Copy every line of the data in which the word "React" occurs.
------ Data excerpt ------
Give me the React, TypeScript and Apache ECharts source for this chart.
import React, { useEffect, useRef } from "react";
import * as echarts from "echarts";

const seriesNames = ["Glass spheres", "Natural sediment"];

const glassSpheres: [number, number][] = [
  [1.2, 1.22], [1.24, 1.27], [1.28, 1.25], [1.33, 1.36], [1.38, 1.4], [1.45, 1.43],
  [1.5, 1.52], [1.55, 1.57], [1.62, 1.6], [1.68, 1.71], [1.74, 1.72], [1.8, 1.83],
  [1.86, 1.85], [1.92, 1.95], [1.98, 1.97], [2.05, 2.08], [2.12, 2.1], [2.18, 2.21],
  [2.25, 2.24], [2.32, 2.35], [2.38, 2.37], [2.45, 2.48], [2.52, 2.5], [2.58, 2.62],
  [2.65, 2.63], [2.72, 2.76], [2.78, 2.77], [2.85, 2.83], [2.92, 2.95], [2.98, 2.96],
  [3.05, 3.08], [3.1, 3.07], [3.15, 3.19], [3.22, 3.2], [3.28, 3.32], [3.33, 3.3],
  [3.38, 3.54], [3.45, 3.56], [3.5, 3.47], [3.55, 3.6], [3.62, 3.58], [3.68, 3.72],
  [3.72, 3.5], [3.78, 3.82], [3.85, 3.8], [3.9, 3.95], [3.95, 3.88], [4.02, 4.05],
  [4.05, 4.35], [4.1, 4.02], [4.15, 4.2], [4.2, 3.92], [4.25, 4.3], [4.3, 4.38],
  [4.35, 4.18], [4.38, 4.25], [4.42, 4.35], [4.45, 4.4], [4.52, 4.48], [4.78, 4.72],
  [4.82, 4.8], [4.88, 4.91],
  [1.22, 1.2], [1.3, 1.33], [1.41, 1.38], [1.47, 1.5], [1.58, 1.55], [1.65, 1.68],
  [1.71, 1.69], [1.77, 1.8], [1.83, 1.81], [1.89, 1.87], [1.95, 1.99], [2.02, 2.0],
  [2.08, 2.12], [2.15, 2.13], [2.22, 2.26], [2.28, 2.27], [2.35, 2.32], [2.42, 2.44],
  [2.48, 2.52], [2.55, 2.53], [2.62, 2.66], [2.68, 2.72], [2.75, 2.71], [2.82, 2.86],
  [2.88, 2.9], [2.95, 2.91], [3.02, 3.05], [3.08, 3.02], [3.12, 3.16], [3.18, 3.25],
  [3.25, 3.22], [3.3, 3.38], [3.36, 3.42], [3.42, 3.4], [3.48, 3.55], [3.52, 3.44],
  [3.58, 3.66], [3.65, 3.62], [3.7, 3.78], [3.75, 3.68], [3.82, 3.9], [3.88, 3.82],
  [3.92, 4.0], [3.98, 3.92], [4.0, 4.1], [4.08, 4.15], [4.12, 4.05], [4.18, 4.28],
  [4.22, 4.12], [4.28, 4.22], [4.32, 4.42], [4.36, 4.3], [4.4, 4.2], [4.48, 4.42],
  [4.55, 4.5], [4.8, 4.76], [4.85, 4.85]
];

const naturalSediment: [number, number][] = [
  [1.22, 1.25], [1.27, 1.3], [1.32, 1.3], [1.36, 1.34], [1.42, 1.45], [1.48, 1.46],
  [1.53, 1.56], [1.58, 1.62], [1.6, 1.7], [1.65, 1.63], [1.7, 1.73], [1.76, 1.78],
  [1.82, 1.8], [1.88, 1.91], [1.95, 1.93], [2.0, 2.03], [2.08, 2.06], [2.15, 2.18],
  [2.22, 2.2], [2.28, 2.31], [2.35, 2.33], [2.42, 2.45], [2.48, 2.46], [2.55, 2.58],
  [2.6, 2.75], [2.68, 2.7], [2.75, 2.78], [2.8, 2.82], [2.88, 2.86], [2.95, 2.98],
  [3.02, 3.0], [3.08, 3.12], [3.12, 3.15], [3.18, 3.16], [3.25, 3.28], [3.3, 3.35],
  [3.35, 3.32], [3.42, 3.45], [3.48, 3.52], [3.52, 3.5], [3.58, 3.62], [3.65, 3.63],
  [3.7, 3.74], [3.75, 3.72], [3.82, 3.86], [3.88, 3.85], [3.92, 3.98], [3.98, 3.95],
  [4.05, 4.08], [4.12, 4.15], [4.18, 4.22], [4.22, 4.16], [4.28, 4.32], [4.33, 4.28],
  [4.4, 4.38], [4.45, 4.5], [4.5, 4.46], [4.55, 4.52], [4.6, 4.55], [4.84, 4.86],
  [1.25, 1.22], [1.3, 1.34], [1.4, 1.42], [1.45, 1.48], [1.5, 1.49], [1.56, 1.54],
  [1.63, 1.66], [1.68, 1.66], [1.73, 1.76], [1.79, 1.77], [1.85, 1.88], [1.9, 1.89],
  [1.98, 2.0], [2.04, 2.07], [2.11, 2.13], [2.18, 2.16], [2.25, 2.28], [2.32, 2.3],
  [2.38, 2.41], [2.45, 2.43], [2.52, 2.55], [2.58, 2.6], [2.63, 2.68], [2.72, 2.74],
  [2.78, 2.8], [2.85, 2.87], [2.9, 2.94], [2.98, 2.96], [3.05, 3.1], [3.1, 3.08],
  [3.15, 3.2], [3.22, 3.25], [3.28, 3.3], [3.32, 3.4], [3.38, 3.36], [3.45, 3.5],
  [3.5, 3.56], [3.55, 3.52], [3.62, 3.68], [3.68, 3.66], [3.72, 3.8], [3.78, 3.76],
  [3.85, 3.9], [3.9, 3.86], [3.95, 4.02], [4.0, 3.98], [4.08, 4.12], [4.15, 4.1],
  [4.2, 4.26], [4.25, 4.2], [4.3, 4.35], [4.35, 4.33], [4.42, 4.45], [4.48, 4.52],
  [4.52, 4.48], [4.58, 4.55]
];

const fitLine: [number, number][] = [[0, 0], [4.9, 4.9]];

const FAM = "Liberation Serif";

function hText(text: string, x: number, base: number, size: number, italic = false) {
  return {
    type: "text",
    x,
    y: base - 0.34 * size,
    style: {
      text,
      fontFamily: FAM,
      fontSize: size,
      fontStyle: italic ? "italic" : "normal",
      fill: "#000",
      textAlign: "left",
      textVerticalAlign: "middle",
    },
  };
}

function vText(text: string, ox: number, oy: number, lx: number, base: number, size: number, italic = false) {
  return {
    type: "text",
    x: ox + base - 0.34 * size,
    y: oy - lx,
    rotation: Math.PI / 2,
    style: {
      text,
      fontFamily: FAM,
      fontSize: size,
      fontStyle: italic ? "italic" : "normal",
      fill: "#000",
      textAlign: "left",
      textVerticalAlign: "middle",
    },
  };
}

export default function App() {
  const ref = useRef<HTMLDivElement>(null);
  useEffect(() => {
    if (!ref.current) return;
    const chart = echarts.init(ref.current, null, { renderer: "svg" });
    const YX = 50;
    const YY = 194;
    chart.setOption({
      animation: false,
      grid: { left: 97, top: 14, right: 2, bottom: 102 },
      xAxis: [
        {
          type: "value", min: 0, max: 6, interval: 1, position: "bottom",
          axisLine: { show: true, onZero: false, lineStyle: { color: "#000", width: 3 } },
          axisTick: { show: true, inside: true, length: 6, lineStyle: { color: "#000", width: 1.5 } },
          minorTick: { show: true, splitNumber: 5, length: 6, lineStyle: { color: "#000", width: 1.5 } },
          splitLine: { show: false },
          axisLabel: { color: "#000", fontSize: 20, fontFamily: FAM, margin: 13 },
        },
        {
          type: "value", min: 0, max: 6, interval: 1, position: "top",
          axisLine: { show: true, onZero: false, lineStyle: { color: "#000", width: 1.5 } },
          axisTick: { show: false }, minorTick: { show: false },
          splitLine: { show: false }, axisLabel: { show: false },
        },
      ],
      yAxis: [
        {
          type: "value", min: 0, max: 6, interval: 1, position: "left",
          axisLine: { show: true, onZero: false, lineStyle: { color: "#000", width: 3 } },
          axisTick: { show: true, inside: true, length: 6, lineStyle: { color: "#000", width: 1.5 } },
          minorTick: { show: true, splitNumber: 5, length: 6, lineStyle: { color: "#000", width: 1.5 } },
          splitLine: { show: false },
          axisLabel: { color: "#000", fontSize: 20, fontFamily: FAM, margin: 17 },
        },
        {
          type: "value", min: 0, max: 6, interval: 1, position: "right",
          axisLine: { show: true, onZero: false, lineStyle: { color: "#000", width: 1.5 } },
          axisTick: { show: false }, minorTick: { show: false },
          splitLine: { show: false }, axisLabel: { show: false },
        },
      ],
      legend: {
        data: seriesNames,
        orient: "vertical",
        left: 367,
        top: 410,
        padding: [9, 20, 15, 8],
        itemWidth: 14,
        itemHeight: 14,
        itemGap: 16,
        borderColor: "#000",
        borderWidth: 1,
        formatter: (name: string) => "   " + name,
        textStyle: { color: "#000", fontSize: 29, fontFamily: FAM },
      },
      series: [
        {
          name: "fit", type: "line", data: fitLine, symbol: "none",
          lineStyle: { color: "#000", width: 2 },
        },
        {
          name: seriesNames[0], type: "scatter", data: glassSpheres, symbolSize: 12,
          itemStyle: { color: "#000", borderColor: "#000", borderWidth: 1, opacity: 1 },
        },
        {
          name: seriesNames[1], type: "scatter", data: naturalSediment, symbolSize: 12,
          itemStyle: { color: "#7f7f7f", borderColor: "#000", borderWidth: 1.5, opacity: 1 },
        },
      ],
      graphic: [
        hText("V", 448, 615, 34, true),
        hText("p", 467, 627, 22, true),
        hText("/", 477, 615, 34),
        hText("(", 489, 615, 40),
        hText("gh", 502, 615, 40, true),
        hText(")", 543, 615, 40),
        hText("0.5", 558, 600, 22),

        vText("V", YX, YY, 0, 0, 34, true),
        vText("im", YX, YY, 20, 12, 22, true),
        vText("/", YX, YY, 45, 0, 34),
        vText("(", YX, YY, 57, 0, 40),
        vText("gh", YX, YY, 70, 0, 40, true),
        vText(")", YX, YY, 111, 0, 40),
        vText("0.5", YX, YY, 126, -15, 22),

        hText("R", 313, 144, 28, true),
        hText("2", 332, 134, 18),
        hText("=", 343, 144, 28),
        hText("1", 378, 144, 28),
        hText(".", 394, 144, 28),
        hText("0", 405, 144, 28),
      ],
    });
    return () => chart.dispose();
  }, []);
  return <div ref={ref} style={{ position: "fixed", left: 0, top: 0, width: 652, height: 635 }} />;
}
------
Complete answer
Give me the React, TypeScript and Apache ECharts source for this chart.
import React, { useEffect, useRef } from "react";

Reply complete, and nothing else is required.